A meno di due anni dall'uscita del loro disco di esordio “Cronache Carsiche” il progetto adriatico-milanese Unoauno pubblica il secondo album “Barafonda”: in appena 9 tracce (per un totale 24 minuti) riesce a concentrare una sorta di multiverso che, senza cercare la novità a tutti i costi, è in grado di appassionare e colpire l'ascoltatore.
In questo lavoro c'è tutto: gridato e sussurrato, declamato e cantato; ma soprattutto c'è la visione del mondo (sonoro e non) degli Unoauno. I testi, a tratti prossimi all'ermetico, trasmettono un sentimento di disincanto e di parziale accettazione della totale inutilità del vivere contemporaneo.
Le sonorità, sospese tra il post-punk e il noise, sono il vero punto di forza del disco che, benché eterogeneo, scorre uniforme. Impossibile non riconoscere i maestri che hanno influenzato il disco e, più in generale, il progetto Unoauno: dalla più ovvia e riconoscibile mano dei CCCP, fino ai Massimo Volume o al Teatro degli Orrori.
L'unica collaborazione esterna vede Pieralberto Valli alla voce per la traccia “Rivoluzioni”. Musicista, insegnante e scrittore è anch'egli originario della costa adriatica, così come tutti e tre i componenti degli Unoauno, e il suo apporto è decisamente in chiave “melodica”: “Rivoluzioni” è una tra le tracce più cantate e meno arrabbiate; meno punk, insomma.

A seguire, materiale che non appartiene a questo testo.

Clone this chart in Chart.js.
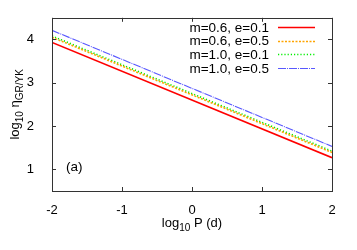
<!DOCTYPE html>
<html>
<head>
<meta charset="utf-8">
<script src="https://cdn.jsdelivr.net/npm/chart.js@4/dist/chart.umd.min.js"></script>
<style>
  html, body { margin: 0; padding: 0; background: #fff; }
  #wrap { width: 357px; height: 250px; }
</style>
</head>
<body>
<div id="wrap"><canvas id="c"></canvas></div>
<script>
// data: straight lines, values at the two ends
const logP = [-2, 2];
const seriesLabels = ['m=0.6, e=0.1', 'm=0.6, e=0.5', 'm=1.0, e=0.1', 'm=1.0, e=0.5'];
const eta_m06_e01 = [3.93, 1.27];
const eta_m06_e05 = [4.05, 1.39];
const eta_m10_e01 = [4.08, 1.42];
const eta_m10_e05 = [4.21, 1.53];
const xTicks = [-2, -1, 0, 1, 2];
const yTicks = [1, 2, 3, 4];

const FONT = '"Liberation Sans", Arial, sans-serif';

const styles = [
    { color: '#ff0000', width: 1.6, dash: [] },
    { color: '#ffa500', width: 1.6, dash: [2, 1.5] },
    { color: '#00ee00', width: 1.6, dash: [1.2, 2] },
    { color: '#5858ff', width: 1.1, dash: [8, 1, 1, 1] }
];
const values = [eta_m06_e01, eta_m06_e05, eta_m10_e01, eta_m10_e05];

const datasets = values.map((vals, i) => ({
    label: seriesLabels[i],
    data: vals.map((v, k) => ({ x: logP[k], y: v })),
    borderColor: styles[i].color,
    borderWidth: styles[i].width,
    borderDash: styles[i].dash,
    pointRadius: 0,
    fill: false,
    tension: 0
}));

// frame, inward ticks (mirrored), titles, legend and panel label
const decor = {
    id: 'decor',
    afterDraw(chart) {
        const ctx = chart.ctx;
        const a = chart.chartArea;
        const xs = chart.scales.x, ys = chart.scales.y;
        ctx.save();
        ctx.strokeStyle = '#333';
        ctx.lineWidth = 1;
        ctx.setLineDash([]);
        ctx.strokeRect(Math.round(a.left) + 0.5, Math.round(a.top) + 0.5,
            Math.round(a.right - a.left), Math.round(a.bottom - a.top));
        ctx.beginPath();
        const tl = 4;
        xTicks.forEach(v => {
            const px = Math.round(xs.getPixelForValue(v)) + 0.5;
            ctx.moveTo(px, a.bottom); ctx.lineTo(px, a.bottom - tl);
            ctx.moveTo(px, a.top); ctx.lineTo(px, a.top + tl);
        });
        yTicks.forEach(v => {
            const py = Math.round(ys.getPixelForValue(v)) + 0.5;
            ctx.moveTo(a.left, py); ctx.lineTo(a.left + tl, py);
            ctx.moveTo(a.right, py); ctx.lineTo(a.right - tl, py);
        });
        ctx.stroke();

        ctx.fillStyle = '#000';
        ctx.textBaseline = 'alphabetic';

        // x title: log10 P (d)
        const xParts = [['log', 13, 0], ['10', 10, 4], [' P (d)', 13, 0]];
        drawParts(ctx, xParts, (a.left + a.right) / 2, 227);

        // y title: log10 eta_GR/YK, rotated
        ctx.save();
        ctx.translate(19, (a.top + a.bottom) / 2);
        ctx.rotate(-Math.PI / 2);
        const yParts = [['log', 13, 0], ['10', 10, 4], [' \u03b7', 13, 0], ['GR/YK', 10, 4]];
        drawParts(ctx, yParts, 0, 0);
        ctx.restore();

        // legend
        ctx.font = '13.5px ' + FONT;
        ctx.textAlign = 'right';
        ctx.textBaseline = 'middle';
        chart.data.datasets.forEach((ds, i) => {
            const y = 27 + i * 13.7;
            ctx.fillStyle = '#000';
            ctx.fillText(ds.label, 269, y + 1);
            ctx.strokeStyle = ds.borderColor;
            ctx.lineWidth = ds.borderWidth;
            ctx.setLineDash(ds.borderDash);
            ctx.beginPath();
            ctx.moveTo(278, Math.round(y) + 0.5);
            ctx.lineTo(315, Math.round(y) + 0.5);
            ctx.stroke();
        });
        ctx.setLineDash([]);

        // panel label
        ctx.textAlign = 'left';
        ctx.fillStyle = '#000';
        ctx.fillText('(a)', xs.getPixelForValue(-1.8), ys.getPixelForValue(1.05));
        ctx.restore();
    }
};

function drawParts(ctx, parts, cx, baseline) {
    let total = 0;
    parts.forEach(p => { ctx.font = p[1] + 'px ' + FONT; total += ctx.measureText(p[0]).width; });
    let x = cx - total / 2;
    ctx.textAlign = 'left';
    parts.forEach(p => {
        ctx.font = p[1] + 'px ' + FONT;
        ctx.fillText(p[0], x, baseline + p[2]);
        x += ctx.measureText(p[0]).width;
    });
}

new Chart(document.getElementById('c'), {
    type: 'line',
    data: { datasets },
    options: {
        responsive: true,
        maintainAspectRatio: false,
        animation: false,
        layout: { padding: { left: 0, right: 25, top: 16, bottom: 0 } },
        plugins: { legend: { display: false }, tooltip: { enabled: false } },
        scales: {
            x: {
                type: 'linear',
                min: -2, max: 2,
                grid: { display: false },
                border: { display: false },
                afterBuildTicks: s => { s.ticks = xTicks.map(v => ({ value: v })); },
                afterFit: s => { s.height = 59; },
                ticks: { color: '#000', padding: 4, maxRotation: 0, font: { family: FONT, size: 13 } }
            },
            y: {
                min: 0.5, max: 4.5,
                grid: { display: false },
                border: { display: false },
                afterBuildTicks: s => { s.ticks = yTicks.map(v => ({ value: v })); },
                afterFit: s => { s.width = 52; },
                ticks: { color: '#000', padding: 10, font: { family: FONT, size: 13 } }
            }
        }
    },
    plugins: [decor]
});
</script>
</body>
</html>
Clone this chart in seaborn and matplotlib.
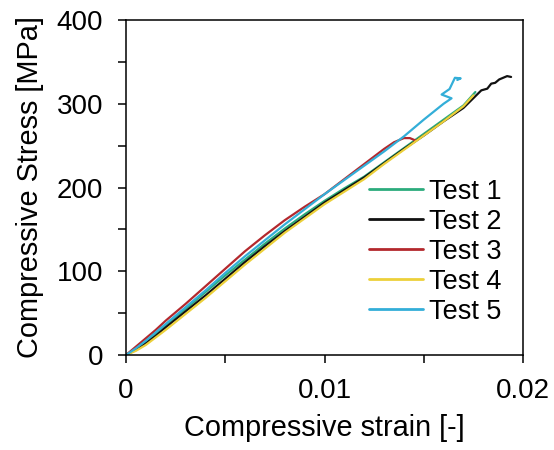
import numpy as np
import pandas as pd
import matplotlib
matplotlib.use("Agg")
import matplotlib.pyplot as plt
from matplotlib.ticker import MultipleLocator, FixedLocator
import seaborn as sns

# ---- data ----
tests = ["Test 1", "Test 2", "Test 3", "Test 4", "Test 5"]
colors = ["#2bab7c", "#111111", "#b3282d", "#ecd03a", "#33aed8"]

strain_1 = [0, 0.0005, 0.001, 0.0015, 0.002, 0.003, 0.004, 0.005, 0.006, 0.007, 0.008,
            0.009, 0.010, 0.011, 0.012, 0.013, 0.014, 0.015, 0.016, 0.017, 0.0176]
stress_1 = [0, 7, 16, 26, 36, 55, 75, 95, 114, 133, 151,
            168, 184, 199, 213, 230, 247, 264, 281, 298, 314]

strain_2 = [0, 0.0005, 0.001, 0.0015, 0.002, 0.003, 0.004, 0.005, 0.006, 0.007, 0.008,
            0.009, 0.010, 0.011, 0.012, 0.013, 0.014, 0.015, 0.016, 0.017, 0.0176,
            0.0179, 0.0182, 0.0184, 0.0186, 0.0188, 0.0190, 0.0192, 0.0194]
stress_2 = [0, 6, 14, 23, 33, 52, 71, 91, 111, 130, 148,
            165, 182, 197, 212, 229, 246, 262, 279, 295, 309,
            316, 318, 324, 325, 329, 331, 333, 332]

strain_3 = [0, 0.0005, 0.001, 0.0015, 0.002, 0.003, 0.004, 0.005, 0.006, 0.007, 0.008,
            0.009, 0.010, 0.011, 0.012, 0.013, 0.0135, 0.014, 0.0143, 0.0146]
stress_3 = [0, 10, 20, 30, 41, 61, 82, 103, 124, 143, 161,
            177, 192, 210, 228, 246, 254, 259, 259, 256]

strain_4 = [0, 0.0005, 0.001, 0.0015, 0.002, 0.003, 0.004, 0.005, 0.006, 0.007, 0.008,
            0.009, 0.010, 0.011, 0.012, 0.013, 0.014, 0.015, 0.016, 0.017, 0.0175]
stress_4 = [0, 5, 12, 21, 30, 49, 68, 88, 108, 127, 146,
            163, 180, 195, 210, 228, 245, 262, 279, 297, 310]

strain_5 = [0, 0.0005, 0.001, 0.0015, 0.002, 0.003, 0.004, 0.005, 0.006, 0.007, 0.008,
            0.009, 0.010, 0.011, 0.012, 0.013, 0.014, 0.015, 0.016, 0.0164,
            0.0159, 0.0163, 0.01657, 0.01686, 0.01669]
stress_5 = [0, 8, 17, 27, 37, 57, 77, 98, 118, 137, 156,
            174, 192, 209, 226, 243, 261, 281, 300, 306.5,
            311, 317.6, 331, 330.3, 328.4]

x_ticks = [0, 0.01, 0.02]
x_tick_labels = ["0", "0.01", "0.02"]
y_ticks = [0, 100, 200, 300, 400]

strains = [strain_1, strain_2, strain_3, strain_4, strain_5]
stresses = [stress_1, stress_2, stress_3, stress_4, stress_5]

frames = []
for name, sx, sy in zip(tests, strains, stresses):
    frames.append(pd.DataFrame({"strain": sx, "stress": sy, "Test": name}))
df = pd.concat(frames, ignore_index=True)

# ---- plot ----
sns.set_style("ticks")
plt.rcParams["font.family"] = ["Liberation Sans", "DejaVu Sans"]
plt.rcParams["text.color"] = "black"
plt.rcParams["axes.labelcolor"] = "black"

fig = plt.figure(figsize=(5.54, 4.50), dpi=100)
ax = fig.add_axes([126 / 554, 1 - 355 / 450, (523 - 126) / 554, (355 - 20) / 450])

sns.lineplot(data=df, x="strain", y="stress", hue="Test", hue_order=tests,
             palette=dict(zip(tests, colors)), sort=False, estimator=None,
             units="Test", linewidth=1.6, ax=ax, legend=True)

ax.set_xlim(0, 0.02)
ax.set_ylim(0, 400)
ax.xaxis.set_major_locator(FixedLocator(x_ticks))
ax.set_xticklabels(x_tick_labels)
ax.xaxis.set_minor_locator(MultipleLocator(0.005))
ax.yaxis.set_major_locator(FixedLocator(y_ticks))
ax.yaxis.set_minor_locator(MultipleLocator(50))

for s in ax.spines.values():
    s.set_visible(True)
    s.set_linewidth(1.1)
    s.set_color("black")

ax.tick_params(which="both", direction="out", length=6, width=1.1, color="black")
ax.tick_params(which="major", labelsize=20, pad=10.5, labelcolor="black")
ax.tick_params(axis="x", which="both", top=False)
ax.tick_params(axis="y", which="both", right=False)

ax.set_xlabel("Compressive strain [-]", fontsize=20.8, labelpad=7, color="black")
ax.set_ylabel("Compressive Stress [MPa]", fontsize=20.8, labelpad=9, color="black")

handles, labels = ax.get_legend_handles_labels()
leg = ax.legend(handles, labels, loc="lower right", bbox_to_anchor=(0.945, 0.09),
                frameon=False, fontsize=19.5, handlelength=2.0, handletextpad=0.2,
                labelspacing=0.15, borderpad=0, borderaxespad=0)
for line in leg.get_lines():
    line.set_linewidth(2.0)
for t in leg.get_texts():
    t.set_color("black")

fig.savefig("out.png", dpi=100)
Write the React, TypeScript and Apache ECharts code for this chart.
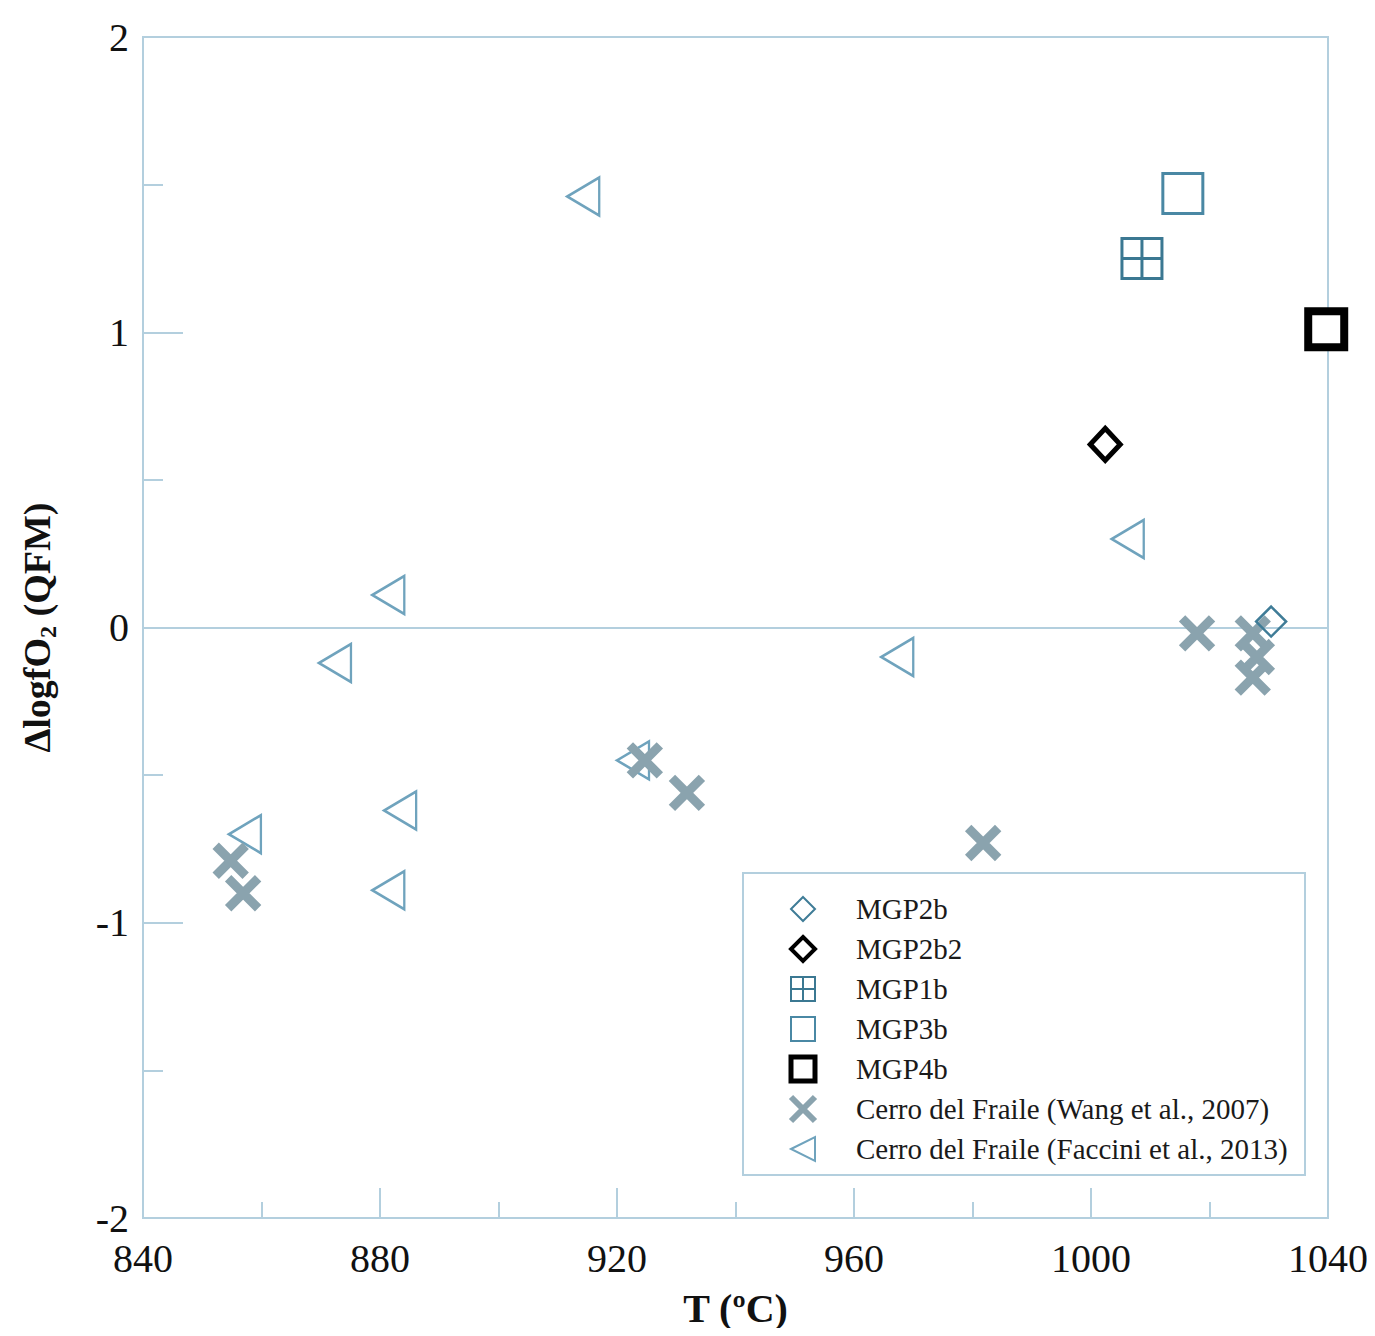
import React, { useEffect, useRef } from "react";
import * as echarts from "echarts";

// ---- Data (T in °C, ΔlogfO2 relative to QFM) ----
const mgp2b: [number, number][] = [[1030.4, 0.02]];
const mgp2b2: [number, number][] = [[1002.4, 0.62]];
const mgp1b: [number, number][] = [[1008.6, 1.25]];
const mgp3b: [number, number][] = [[1015.5, 1.47]];
const mgp4b: [number, number][] = [[1039.7, 1.01]];
const wang2007: [number, number][] = [
  [854.8, -0.79],
  [856.9, -0.9],
  [924.7, -0.45],
  [931.8, -0.56],
  [981.8, -0.73],
  [1017.9, -0.02],
  [1027.3, -0.02],
  [1028.0, -0.1],
  [1027.3, -0.17],
];
const faccini2013: [number, number][] = [
  [914.3, 1.46],
  [1006.2, 0.3],
  [881.4, 0.11],
  [872.4, -0.12],
  [967.3, -0.1],
  [922.7, -0.45],
  [883.4, -0.62],
  [881.4, -0.89],
  [857.2, -0.7],
];
const xTicks = { min: 840, max: 1040, interval: 40 };
const yTicks = { min: -2, max: 2, interval: 1 };

const BLUE = "#6fa3bd";
const AXIS = "#b3cfde";
const XGRAY = "#8aa3ae";
const FONT = "Liberation Serif, Times New Roman, serif";

const X_PATH = "path://M0,0L10,10M10,0L0,10";
const TRI_LEFT = "path://M0,5L10,0L10,10Z";
const SQ_CROSS = "path://M0,0H10V10H0Z M5,0V10 M0,5H10";

export default function App() {
  const ref = useRef<HTMLDivElement>(null);
  useEffect(() => {
    if (!ref.current) return;
    const chart = echarts.init(ref.current, undefined, { renderer: "svg" });
    const hollow = { color: "rgba(255,255,255,0)", borderColor: BLUE, opacity: 1 };
    chart.setOption({
      animation: false,
      backgroundColor: "#ffffff",
      textStyle: { fontFamily: FONT },
      grid: {
        left: 143,
        right: 47,
        top: 37,
        bottom: 118,
        show: true,
        borderColor: AXIS,
        borderWidth: 2,
        backgroundColor: "transparent",
      },
      xAxis: {
        type: "value",
        min: xTicks.min,
        max: xTicks.max,
        interval: xTicks.interval,
        name: "T (ºC)",
        nameLocation: "middle",
        nameGap: 70,
        nameTextStyle: { fontFamily: FONT, fontSize: 40, fontWeight: "bold", color: "#111" },
        axisLine: { onZero: false, lineStyle: { color: AXIS, width: 2 } },
        axisTick: { inside: true, length: 30, lineStyle: { color: AXIS, width: 2 } },
        minorTick: { show: true, splitNumber: 2, length: 16, lineStyle: { color: AXIS, width: 2 } },
        splitLine: { show: false },
        axisLabel: {
          fontFamily: FONT,
          fontSize: 40,
          color: "#111",
          margin: 20,
          formatter: (v: number) => String(v),
        },
      },
      yAxis: {
        type: "value",
        min: yTicks.min,
        max: yTicks.max,
        interval: yTicks.interval,
        name: "{a|ΔlogfO}{s|2}{a| (QFM)}",
        nameLocation: "middle",
        nameGap: 84,
        nameTextStyle: {
          rich: {
            a: { fontFamily: FONT, fontSize: 38, fontWeight: "bold", color: "#111", lineHeight: 44 },
            s: { fontFamily: FONT, fontSize: 24, fontWeight: "bold", color: "#111", lineHeight: 24, padding: [22, 0, 0, 0] },
          },
        },
        axisLine: { onZero: false, lineStyle: { color: AXIS, width: 2 } },
        axisTick: { inside: true, length: 40, lineStyle: { color: AXIS, width: 2 } },
        minorTick: { show: true, splitNumber: 2, length: 20, lineStyle: { color: AXIS, width: 2 } },
        splitLine: { show: false },
        axisLabel: { fontFamily: FONT, fontSize: 40, color: "#111", margin: 14 },
      },
      legend: {
        orient: "vertical",
        left: 788,
        top: 893,
        padding: 0,
        itemGap: 8,
        itemWidth: 24,
        itemHeight: 24,
        z: 10,
        textStyle: { fontFamily: FONT, fontSize: 29, lineHeight: 32, color: "#1a1a1a", padding: [0, 0, 0, 36] },
        data: [
          { name: "MGP2b", itemStyle: { borderWidth: 2 } },
          { name: "MGP2b2", itemStyle: { borderWidth: 4 } },
          { name: "MGP1b", itemStyle: { borderWidth: 2 } },
          { name: "MGP3b", itemStyle: { borderWidth: 2 } },
          { name: "MGP4b", itemStyle: { borderWidth: 5 } },
          { name: "Cerro del Fraile (Wang et al., 2007)", itemStyle: { borderWidth: 6 } },
          { name: "Cerro del Fraile (Faccini et al., 2013)", itemStyle: { borderWidth: 2 } },
        ],
      },
      graphic: [
        {
          type: "rect",
          z: 5,
          shape: { x: 743, y: 873, width: 562, height: 302 },
          style: { fill: "#ffffff", stroke: AXIS, lineWidth: 2 },
        },
      ],
      series: [
        {
          name: "Cerro del Fraile (Faccini et al., 2013)",
          type: "scatter",
          data: faccini2013,
          symbol: TRI_LEFT,
          symbolSize: [32, 38],
          symbolKeepAspect: false,
          itemStyle: { ...hollow, borderWidth: 2.5 },
          markLine: {
            silent: true,
            symbol: "none",
            label: { show: false },
            lineStyle: { color: AXIS, width: 2, type: "solid" },
            data: [{ yAxis: 0 }],
            z: 1,
          },
        },
        {
          name: "Cerro del Fraile (Wang et al., 2007)",
          type: "scatter",
          data: wang2007,
          symbol: X_PATH,
          symbolSize: 30,
          itemStyle: { color: "none", borderColor: XGRAY, borderWidth: 9, opacity: 1 },
        },
        {
          name: "MGP2b",
          type: "scatter",
          data: mgp2b,
          symbol: "diamond",
          symbolSize: [30, 30],
          itemStyle: { ...hollow, borderWidth: 2.5, borderColor: "#3f7c97" },
        },
        {
          name: "MGP2b2",
          type: "scatter",
          data: mgp2b2,
          symbol: "diamond",
          symbolSize: [30, 32],
          itemStyle: { color: "#ffffff", borderColor: "#000", borderWidth: 5, opacity: 1 },
        },
        {
          name: "MGP1b",
          type: "scatter",
          data: mgp1b,
          symbol: SQ_CROSS,
          symbolSize: 40,
          itemStyle: { color: "rgba(255,255,255,0)", borderColor: "#3b7892", borderWidth: 3, opacity: 1 },
        },
        {
          name: "MGP3b",
          type: "scatter",
          data: mgp3b,
          symbol: "rect",
          symbolSize: 40,
          itemStyle: { ...hollow, borderColor: "#4a88a4", borderWidth: 3 },
        },
        {
          name: "MGP4b",
          type: "scatter",
          data: mgp4b,
          symbol: "rect",
          symbolSize: 36,
          itemStyle: { color: "#ffffff", borderColor: "#000", borderWidth: 8, opacity: 1 },
        },
      ],
    });
    return () => chart.dispose();
  }, []);
  return <div ref={ref} style={{ width: 1375, height: 1336, margin: -8 }} />;
}
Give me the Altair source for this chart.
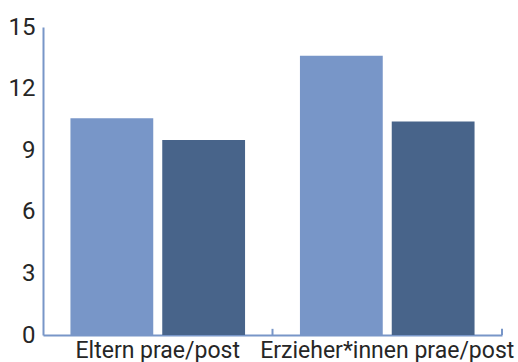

“Barafonda” è un lavoro che può dirsi in linea con il disco precedente, il loro punto di vista non è cambiato e gli strumenti a loro disposizione sono rimasti quelli tipici del punk (o post-punk) e del noise-rock, è un disco che può essere a tratti monotòno, ma mai nel senso di "noioso": la voce è usata come una percussione, senza virtuosismi, ma con tanto da dire e da seminare nella testa di chi ascolta, pensieri che assumono significato solo dopo lunga riflessione.